→ Dataset excerpts
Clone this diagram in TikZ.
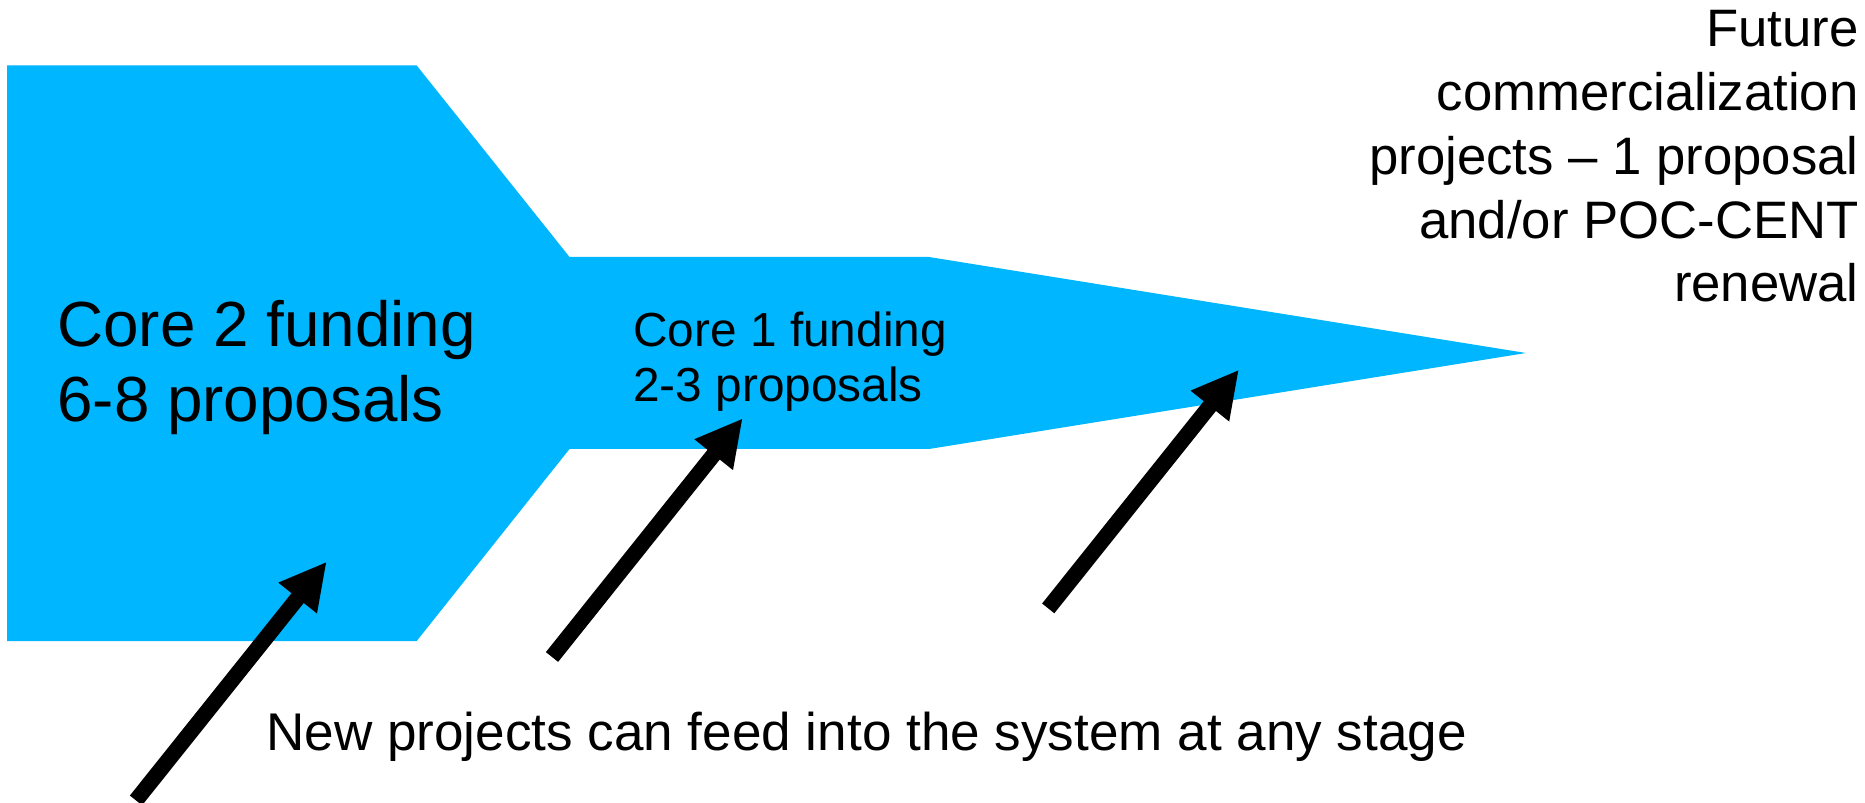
\documentclass[tikz,border=0pt]{standalone}
\usepackage{fontspec}
\setmainfont{Liberation Sans}
\usetikzlibrary{arrows.meta}
\definecolor{funnelblue}{RGB}{0,182,255}
\tikzset{
    stagetext/.style={inner sep=0pt, align=left, anchor=base west},
    feedarrow/.style={line width=8.9pt, black, -{Triangle[length=26.5pt, width=26.1pt]}}
}
\begin{document}
\begin{tikzpicture}[x=0.02cm, y=-0.02cm]
    \useasboundingbox (0,0) rectangle (1865,803);

    % Funnel: core 2 block, core 1 neck, narrowing tip
    \fill[funnelblue] (7,65.5) -- (416.7,65.5) -- (569.5,257) -- (929,257)
        -- (1526,353) -- (929,449) -- (569.5,449) -- (416.7,641) -- (7,641) -- cycle;

    % Stage labels (base anchor sits on the last line)
    \node[stagetext, font={\fontsize{36.3pt}{42.5pt}\selectfont}] (core2) at (57,421)
        {Core 2 funding\\6-8 proposals};
    \node[stagetext, font={\fontsize{27.2pt}{31.4pt}\selectfont}] (core1) at (633,402)
        {Core 1 funding\\2-3 proposals};
    \node[inner sep=0pt, align=right, anchor=base east, font={\fontsize{30pt}{36.3pt}\selectfont}] (future) at (1859,302)
        {Future\\commercialization\\projects -- 1 proposal\\and/or POC-CENT\\renewal};

    % Caption under the funnel
    \node[stagetext, font={\fontsize{30.2pt}{36pt}\selectfont}] (newprojects) at (266,750)
        {New projects can feed into the system at any stage};

    % Arrows feeding into each stage
    \foreach \i/\tx/\ty in {1/326.7/561.7, 2/742.7/418.3, 3/1238.9/369.7} {
            \coordinate (tip\i) at (\tx,\ty);
            \coordinate (tail\i) at (\tx-190.7,\ty+238.7);
            \draw[feedarrow] (tail\i) -- (tip\i);
        }
\end{tikzpicture}
\end{document}
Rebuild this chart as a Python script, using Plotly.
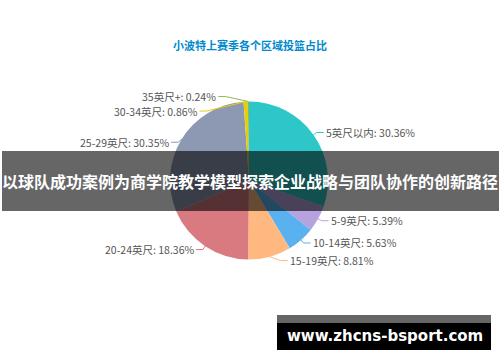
import math
import plotly.graph_objects as go

# ---- data ----
title_text = "小波特上赛季各个区域投篮占比"
zones = ["5英尺以内", "5-9英尺", "10-14英尺", "15-19英尺", "20-24英尺", "25-29英尺", "30-34英尺", "35英尺+"]
shares = [30.36, 5.39, 5.63, 8.81, 18.36, 30.35, 0.86, 0.24]
slice_colors = ["#2ec7c9", "#b6a2de", "#5ab1ef", "#ffb980", "#d87a80", "#8d98b3", "#e5cf0d", "#97b552"]
banner_text = "以球队成功案例为商学院教学模型探索企业战略与团队协作的创新路径"
watermark_text = "www.zhcns-bsport.com"

# ---- layout geometry (pixels) ----
W, H = 500, 362
CX, CY, R = 249, 180.5, 79
RL = 83       # label ring radius
GAP = 8       # horizontal gap from kink to text
label_nudge = {"15-19英尺": (10, 0), "25-29英尺": (0, 5), "30-34英尺": (-39, 13.5), "35英尺+": (-23, -1)}
CJK = "Noto Sans CJK SC"


def px(x):
    return x / W


def py(y):
    return 1 - y / H


fig = go.Figure()
fig.add_trace(go.Pie(
    labels=zones, values=shares, sort=False, direction="clockwise", rotation=0,
    marker=dict(colors=slice_colors, line=dict(width=0)),
    textinfo="none", hoverinfo="label+percent", showlegend=False,
    domain=dict(x=[px(CX - R), px(CX + R)], y=[py(CY + R), py(CY - R)]),
))

shapes = []
annotations = []
total = sum(shares)
cum = 0.0
for zone, val, col in zip(zones, shares, slice_colors):
    mid = (cum + val / 2) / total * 2 * math.pi
    cum += val
    s, c = math.sin(mid), math.cos(mid)
    ex, ey = CX + R * s, CY - R * c
    kx, ky = CX + RL * s, CY - RL * c
    dx, dy = label_nudge.get(zone, (0, 0))
    kx += dx
    ky += dy
    right = s >= 0
    tx = kx + GAP if right else kx - GAP
    lx = tx - 1 if right else tx + 1
    shapes.append(dict(
        type="path", xref="paper", yref="paper",
        path=f"M {px(ex)} {py(ey)} L {px(kx)} {py(ky)} L {px(lx)} {py(ky)}",
        line=dict(color=col, width=1), layer="above",
    ))
    annotations.append(dict(
        x=px(tx), y=py(ky), xref="paper", yref="paper", showarrow=False,
        xanchor="left" if right else "right", yanchor="middle",
        text=f"{zone}: {val:.2f}%", font=dict(family=CJK, size=10.5, color="#555555"),
        borderpad=0,
    ))

# banner
shapes.append(dict(type="rect", xref="paper", yref="paper",
                   x0=px(2), x1=px(499), y0=py(211), y1=py(151),
                   fillcolor="rgba(0,0,0,0.6)", line=dict(width=0), layer="above"))
# watermark
shapes.append(dict(type="rect", xref="paper", yref="paper",
                   x0=px(277), x1=px(491), y0=py(323), y1=py(315),
                   fillcolor="#666666", line=dict(width=0), layer="above"))
shapes.append(dict(type="rect", xref="paper", yref="paper",
                   x0=px(277), x1=px(491), y0=py(350), y1=py(323),
                   fillcolor="#000000", line=dict(width=0), layer="above"))

annotations.append(dict(x=px(250), y=py(45), xref="paper", yref="paper", showarrow=False,
                        xanchor="center", yanchor="middle", text=f"<b>{title_text}</b>",
                        font=dict(family=CJK, size=11, color="#008acd")))
annotations.append(dict(x=px(250), y=py(181), xref="paper", yref="paper", showarrow=False,
                        xanchor="center", yanchor="middle", text=f"<b>{banner_text}</b>",
                        font=dict(family=CJK, size=16, color="#ffffff")))
annotations.append(dict(x=px(385), y=py(336), xref="paper", yref="paper", showarrow=False,
                        xanchor="center", yanchor="middle", text=f"<b>{watermark_text}</b>",
                        font=dict(family="DejaVu Sans", size=15, color="#ffffff")))

fig.update_layout(
    width=W, height=H, margin=dict(l=0, r=0, t=0, b=0),
    paper_bgcolor="#ffffff", plot_bgcolor="#ffffff",
    shapes=shapes, annotations=annotations,
)
fig.write_html("out.html")
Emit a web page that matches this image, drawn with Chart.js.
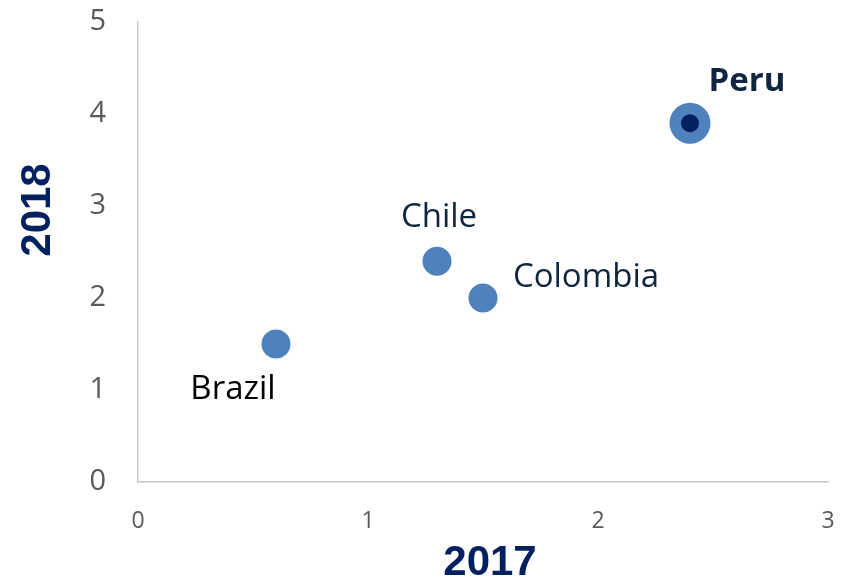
<!DOCTYPE html>
<html>
<head>
<meta charset="utf-8">
<script src="https://cdn.jsdelivr.net/npm/chart.js@4/dist/chart.umd.min.js"></script>
<style>
  html, body { margin: 0; padding: 0; background: #fff; }
  #wrap { width: 850px; height: 582px; }
</style>
</head>
<body>
<div id="wrap"><canvas id="chartScatter"></canvas></div>
<script>
// data
const countries = ["Brazil", "Chile", "Colombia", "Peru"];
const values2017 = [0.6, 1.3, 1.5, 2.4];
const values2018 = [1.5, 2.4, 2.0, 3.9];
const highlight = "Peru";
const xTicks = [0, 1, 2, 3];
const yTicks = [0, 1, 2, 3, 4, 5];

// label placement (offset from the point, in px) and look
const labelOffsets = [[-43, 46], [2, -44], [103, -20], [57, -42]];
const labelColors = ["#000000", "#10253f", "#10253f", "#10253f"];

const points = countries.map((c, i) => ({ x: values2017[i], y: values2018[i] }));
const hiIndex = countries.indexOf(highlight);

// draw the country names + axis titles
const labelsPlugin = {
    id: "countryLabels",
    afterDatasetsDraw(chart) {
        const { ctx, scales } = chart;
        ctx.save();
        ctx.textAlign = "center";
        ctx.textBaseline = "middle";
        countries.forEach((name, i) => {
            const px = scales.x.getPixelForValue(values2017[i]);
            const py = scales.y.getPixelForValue(values2018[i]);
            const bold = name === highlight;
            ctx.font = (bold ? "bold " : "") + "33px 'Open Sans'";
            ctx.fillStyle = labelColors[i];
            ctx.fillText(name, px + labelOffsets[i][0], py + labelOffsets[i][1]);
        });

        // axis titles
        ctx.fillStyle = "#002060";
        ctx.font = "bold 42px 'Liberation Sans'";
        ctx.fillText("2017", 490, 563);
        ctx.translate(38, 210);
        ctx.rotate(-Math.PI / 2);
        ctx.fillText("2018", 0, 0);
        ctx.restore();
    }
};

const chartScatter = new Chart(document.getElementById("chartScatter"), {
    type: "scatter",
    data: {
        datasets: [
            {
                label: "inner",
                data: [points[hiIndex]],
                pointRadius: 9,
                pointHoverRadius: 9,
                backgroundColor: "#002060",
                borderWidth: 0
            },
            {
                label: "2017 vs 2018",
                data: points,
                pointRadius: countries.map(c => c === highlight ? 20.5 : 14.5),
                pointHoverRadius: countries.map(c => c === highlight ? 20.5 : 14.5),
                backgroundColor: "#4f81bd",
                borderWidth: 0
            }
        ]
    },
    options: {
        responsive: true,
        maintainAspectRatio: false,
        animation: false,
        layout: { padding: { top: 22, right: 22, left: 0, bottom: 0 } },
        plugins: {
            legend: { display: false },
            tooltip: { enabled: false }
        },
        scales: {
            x: {
                type: "linear",
                min: 0,
                max: 3,
                afterBuildTicks: axis => { axis.ticks = xTicks.map(v => ({ value: v })); },
                afterFit: axis => {
                    axis.height = 100;
                    axis.paddingLeft = 0;
                    axis.paddingRight = 0;
                },
                grid: { display: false, drawTicks: false },
                border: { display: true, color: "#c8c8c8", width: 1.5 },
                ticks: {
                    padding: 26,
                    color: "#595959",
                    font: { family: "'Open Sans'", size: 23 }
                }
            },
            y: {
                type: "linear",
                min: 0,
                max: 5,
                afterBuildTicks: axis => { axis.ticks = yTicks.map(v => ({ value: v })); },
                afterFit: axis => {
                    axis.width = 138;
                    axis.paddingTop = 0;
                    axis.paddingBottom = 0;
                },
                grid: { display: false, drawTicks: false },
                border: { display: true, color: "#c8c8c8", width: 1.5 },
                ticks: {
                    padding: 32,
                    color: "#595959",
                    font: { family: "'Open Sans'", size: 29 }
                }
            }
        }
    },
    plugins: [labelsPlugin]
});
</script>
</body>
</html>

→ Set exercise
Using the entries above, write out exactly the lines from the one with "Rebuild this chart" through the one with "import plotly.graph_objects as go", ends included. Leave out any pictures.

→ Solution to this task
Rebuild this chart as a Python script, using Plotly.
import math
import plotly.graph_objects as go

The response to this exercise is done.